Marc Chandler, Brown Brothers Harriman
Chinese policymakers do not appear ready to bow to what appears to be renewed international pressure to allow the yuan to appreciate. Previously, discussion of global imbalances was a thinly veiled reference to the U.S. current account deficit. It is increasingly being used as a reference for the need of the yuan to appreciate. At the end of 1993, the dollar was near 5.824 yuan. Today it is at 6.827 yuan. By re-pegging the yuan to the dollar, there has been a substantial decline in the yuan. Since Apr. 1, the yuan has fallen almost 13.5% against the euro (the destination of more of its exports than the U.S.), 7% against the yen, 33% against Brazil, and 17% against the Korean won.
Our contacts in China have been reporting since the summer that officials have become more concerned about inflation signs, but with exports falling and the year-over-year rate of inflation still negative in China (-0.8% year over year), we felt they could not act on it. We still suspect that China is unlikely to act to tighten monetary policy through hiking the one-year rates, which remain at a five-year low of 5.31%.
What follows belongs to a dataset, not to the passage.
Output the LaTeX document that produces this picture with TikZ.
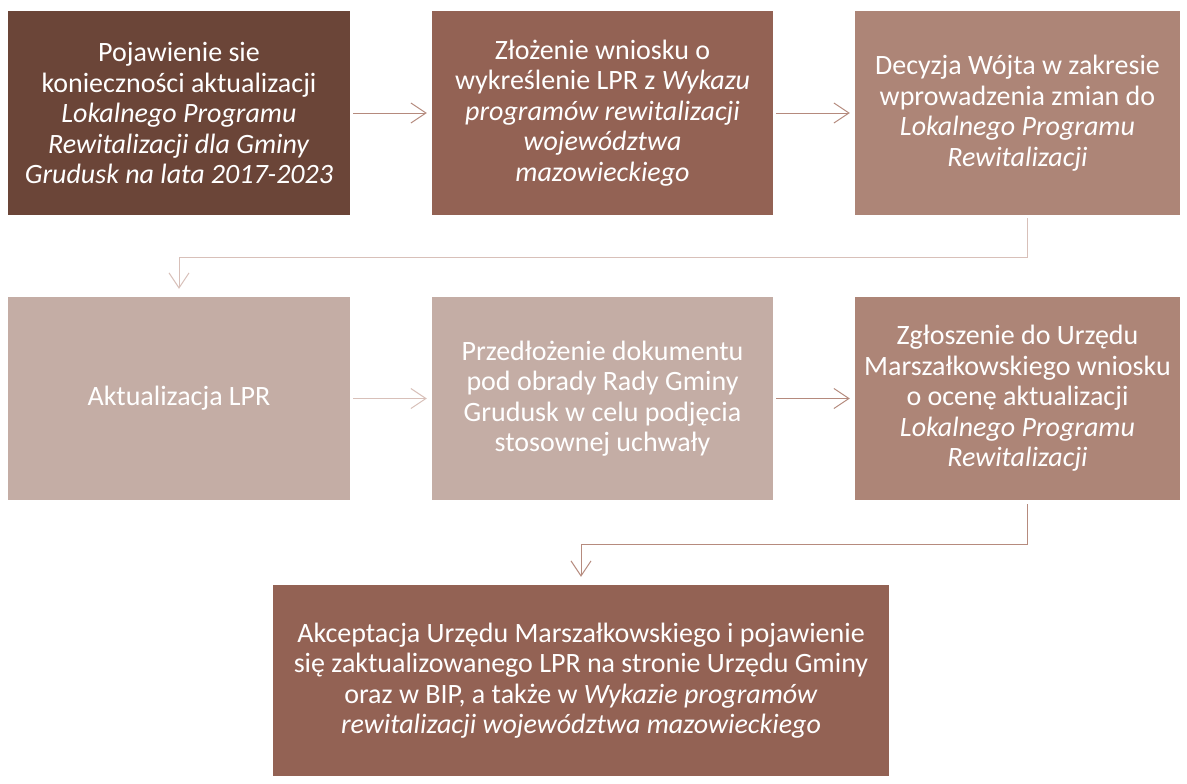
\documentclass[tikz,border=0pt]{standalone}
\usepackage{fontspec}
\setmainfont{Carlito}
\usetikzlibrary{arrows.meta}
\definecolor{cA}{HTML}{6B4538}
\definecolor{cB}{HTML}{936254}
\definecolor{cC}{HTML}{AD8577}
\definecolor{cD}{HTML}{C4ADA5}
\definecolor{aA}{HTML}{B58A7D}
\definecolor{aB}{HTML}{D8C0B9}
\definecolor{aC}{HTML}{B68B7E}
\tikzset{
  box/.style={rectangle, inner sep=0pt, text=white, align=center,
    font=\fontsize{28}{30.5}\selectfont},
  conn/.style={line width=1pt, -{Straight Barb[length=15pt,width=20pt,line width=1pt]}},
}
\begin{document}
\begin{tikzpicture}[x=1pt,y=-1pt]
\useasboundingbox[fill=white] (0,0) rectangle (1187,784);
\node[box, fill=cA, minimum width=342pt, minimum height=204pt] (b1) at (179,113)
  {Pojawienie sie\\konieczności aktualizacji\\\textit{Lokalnego Programu}\\\textit{Rewitalizacji dla Gminy}\\\textit{Grudusk na lata 2017-2023}};
\node[box, fill=cB, minimum width=341pt, minimum height=204pt] (b2) at (602.5,113)
  {Złożenie wniosku o\\wykreślenie LPR z \textit{Wykazu}\\\textit{programów rewitalizacji}\\\textit{województwa}\\\textit{mazowieckiego}};
\node[box, fill=cC, minimum width=325pt, minimum height=204pt] (b3) at (1017.5,113)
  {Decyzja Wójta w zakresie\\wprowadzenia zmian do\\\textit{Lokalnego Programu}\\\textit{Rewitalizacji}};
\node[box, fill=cD, minimum width=342pt, minimum height=203pt] (b4) at (179,398.5)
  {Aktualizacja LPR};
\node[box, fill=cD, minimum width=341pt, minimum height=203pt] (b5) at (602.5,398.5)
  {Przedłożenie dokumentu\\pod obrady Rady Gminy\\Grudusk w celu podjęcia\\stosownej uchwały};
\node[box, fill=cC, minimum width=325pt, minimum height=203pt] (b6) at (1017.5,398.5)
  {Zgłoszenie do Urzędu\\Marszałkowskiego wniosku\\o ocenę aktualizacji\\\textit{Lokalnego Programu}\\\textit{Rewitalizacji}};
\node[box, fill=cB, minimum width=616pt, minimum height=191pt] (b7) at (581,680.5)
  {Akceptacja Urzędu Marszałkowskiego i pojawienie\\się zaktualizowanego LPR na stronie Urzędu Gminy\\oraz w BIP, a także w \textit{Wykazie programów}\\\textit{rewitalizacji województwa mazowieckiego}};
% connectors
\draw[conn, aA] ([xshift=3pt]b1.east) -- ([xshift=-5pt]b2.west);
\draw[conn, aA] ([xshift=3pt]b2.east) -- ([xshift=-5pt]b3.west);
\draw[conn, aB] ([xshift=3pt]b4.east) -- ([xshift=-5pt]b5.west);
\draw[conn, aA] ([xshift=3pt]b5.east) -- ([xshift=-5pt]b6.west);
\coordinate (s1) at ([xshift=10pt,yshift=-3pt]b3.south);
\coordinate (t1) at ([yshift=8pt]b4.north);
\draw[conn, aB] (s1) |- (t1 |- 0,257) -- (t1);
\coordinate (s2) at ([xshift=10pt,yshift=-4pt]b6.south);
\coordinate (t2) at ([yshift=8pt]b7.north);
\draw[conn, aC] (s2) |- (t2 |- 0,544) -- (t2);
\end{tikzpicture}
\end{document}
Jan Hatzius, Goldman Sachs
Over the last year, policymakers have boosted the housing market by reducing foreclosures, slowing the pace of distressed sales, and stimulating demand for owner-occupied housing. The effects of these policies are evident in a swelling foreclosure pipeline, a surge in first-time home purchases, and abnormally low mortgage rates. We estimate these policies have reduced foreclosure supply by 450,000 and increased demand by 200,000. Taken together, these moves might have added 5% to home prices nationally. If this estimate is correct, it suggests most of the increase in home prices since the spring—which has totaled between 2% and 4% in seasonally adjusted terms—has been due to temporary factors.
In 2010, we expect some of these supports to fade. Fed and Treasury purchases of mortgage-backed securities will taper off, and the pause in foreclosures created by federal mortgage modification programs may end. The federal tax credit for first-time home buyers appears likely to be extended for at least a few months, but probably no longer than through the first half of 2010.
Our conclusion is that despite the better recent data—including stronger-than-expected report on existing home sales in September—the risk of renewed home price declines remains significant, and our working assumption is a further 5%-10% decline by mid-2010. However, the cloudy policy outlook adds to our already considerable uncertainty of where house prices will ultimately bottom.
Tobias Levkovich, Citigroup
With the S&P 500 up roughly 60% since March 2009, the index has put itself in the running for the fourth best one-year gain following a bear market trough since 1929 and all the other periods were in the 1930s. Yet the current "Great Recession" is quite different than the Great Depression on various measures including the lack of an 86% market drop. Accordingly, a continuous surge in EPS will be needed to sustain the rally effort, especially as the top line is still not beating forecasts in any meaningful way.
Many market observers consider the current environment to be dramatically different from more recent economic downturns, even in the face of the 1973-74 severe correction and the back-to-back recessions of 1979-80 and 1981-82, which were deeply painful, not to mention a savings and loan financial crisis in the late 1980s, given unbridled growth in poor real estate loans. Hence, some skepticism is appropriate when people only highlight the differences but overlook similarities. Some investors contend that the market's rebound relative to average bounces off recession lows is meaningless given the pullback from the abyss of financial Armageddon.
While corporate margins are being sustained by cost-cutting for now, the bottom-up consensus estimates calling for 27% EPS growth in 2010 requires a sharp bounce in operating profits that seems unsustainable without a broader-based sales pickup. A production recovery to stop inventory de-stocking and eventually to restock shelves should help, but sustainability remains crucial.